Richardson has a curious chain of causality. First, she assumes that a combination of high marginal tax rates, a strict economic regulatory structure that protects politically-connected industries from competition, and the enforcement of highly restrictive labor markets result in the creation of widespread new wealth that is evenly distributed. This is highly doubtful on its face.
Likewise, she would have a very high burden of proof to verify her claim that lowering tax rates at all levels of income, permitting new entry into fields like telecommunication and transportation (which resulted in lower prices for those products and services), and permitting liberalization of labor markets resulted in a $50 trillion wealth transfer from both poor and middle-income Americans to the wealthiest one percent. There is nothing in those measures that would cause the results she listed.
Furthermore, her real claim is that most Americans today are considerably poorer than they were in 1980, that they are economically worse off. While she claims to be a research academic, her command of the facts is suspect. By almost any measure, the standard of living for Americans today is considerably higher than it was in 1980. While there is economic uncertainty today due to inflation and heavy accumulation of federal government debt, not to mention the effect of President Trump’s tariffs, Cox lists none of those things as pushing people into poverty. As Ryan McMaken has written, poverty is not caused by income inequality.
Interestingly, Cox is probably making more than $1 million a month with her Substack blog, which, if one were to employ her rhetoric, means that she is stealing more than $1 million a month, since no one should be making that kind of money. Like Bernie Sanders—who has amassed millions of dollars by attacking capitalism—Cox has become a very wealthy person by denouncing people who create wealth.
Incomes Were Compressed – During the Great Depression
Paul Krugman spent much of his career as a New York Times columnist decrying what he called a “new Gilded Age,” calling for taxes and regulations that would enhance “income equality.” What he described as the most ideal time in the US economy was what he called the “Great Compression” from 1929 to 1947:
The Great Compression, 1929-1947: The birth of middle-class America. The real wages of production workers in manufacturing rose 67 percent, while the real income of the richest 1 percent of Americans actually fell 17 percent.
One would think Krugman was describing good economic times when he actually was referencing two of the worst calamities in US history: the Great Depression and World War II. The Great Depression featured double-digit unemployment for a decade and for all of the “good times” talk about the World War II economy, Robert Higgs sets the record straight:
World War II, the so-called Good War, has been a fount of historical fallacies.
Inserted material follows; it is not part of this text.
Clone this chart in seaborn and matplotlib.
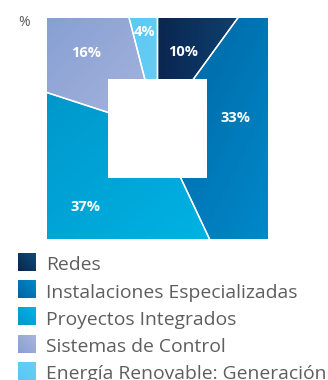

One of the greatest—and one of the most pernicious for subsequent policymakers—is the notion that prosperity prevailed during the war. Although Americans might have been dying in the Pacific and European theaters of war, people on the home front actually benefited from the war, because it propelled the economy at long last out of the Great Depression. This view of the war would be sufficiently egregious if it were true, but despite the claims of historians for the past half century, it is not true.
Note that Richardson, in following Krugman’s lead, assumes that the reduction of income inequality done through imposition of high marginal tax rates and cartelization of the economy through economic regulation resulted in improved economic well-being for most Americans. Higgs contradicts that view:
Yes, national output as conventionally measured did grow hugely during the war. As shown by the figure, gross domestic product (in constant 1987 prices) increased by 84 percent between 1940 and 1944. What the orthodox account neglects, however, is that this “miracle of production” consisted entirely (and then some) of increased government spending, nearly all of it for war materials and equipment and military personnel. The private component of GDP (consumption plus investment) actually fell after 1941, and while the war lasted, private output never recovered to its pre-Pearl Harbor level. In 1943, real private GDP was 14 percent lower than it had been in 1941. If a nation produces an abundance of guns and ammunition, it does not thereby achieve genuine prosperity. As the figure shows, only after the war ended did the private economy—the part of the economy that directly or indirectly satisfies freely expressed consumer demands—recover fully from its 15-year slump.
One cannot emphasize this point enough: reducing the so-called income gap between the wealthy and non-wealthy through government intervention does not increase economic well-being. If that were true, then the Great Depression would have been one of the most prosperous times in US history. One senses that Richardson and Krugman would rather people become poorer overall just as long as the spread between high and low incomes is reduced, which would seem to fit with their worldview.
This is not to say there are no harmful wealth transfers occurring from lower income to the so-called one percent. By creating asset bubbles that inflate the assets held by the wealthiest people in our economy through inflation, the Federal Reserve System has been running a wealth distribution scheme that really does harm to the economy and to those who are in lower-income groups. Writes Russell Lamberti:
How is wealth transferred by inflation? Money represents purchasing power. Creating money out of thin air, which is what central banks and commercial banks are licensed to do, confers purchasing power on those who are able to use the money first. For this new money to obtain purchasing power, it must rob little bits of purchasing power from all the other money in the economy. Purchasing power is transferred from those who hold money to those who create new money at close to zero marginal cost.
This explains how and why wealthy, creditworthy asset owners get richer while many poor people tend to resort to overconsumption and ultimately get poorer.
Conclusion
One can examine the writings of people like Cox, Krugman, and Reich, but they will not inform their readers that economic “inequality” has nothing to do with the success of the economy. That is because they claim that inflation simply is caused by corporations unjustly raising prices to chase so-called record profits. In fact, the left-wing publication, The Intercept, has claimed that “inflation is good for you.”
So, Cox and others look at the worst economic times as being times of prosperity and dismiss the negative effects of monetary inflation. It is unfortunate that they have millions of followers, but we already have learned long ago that economic illiteracy is most prevalent among the academic and political elites.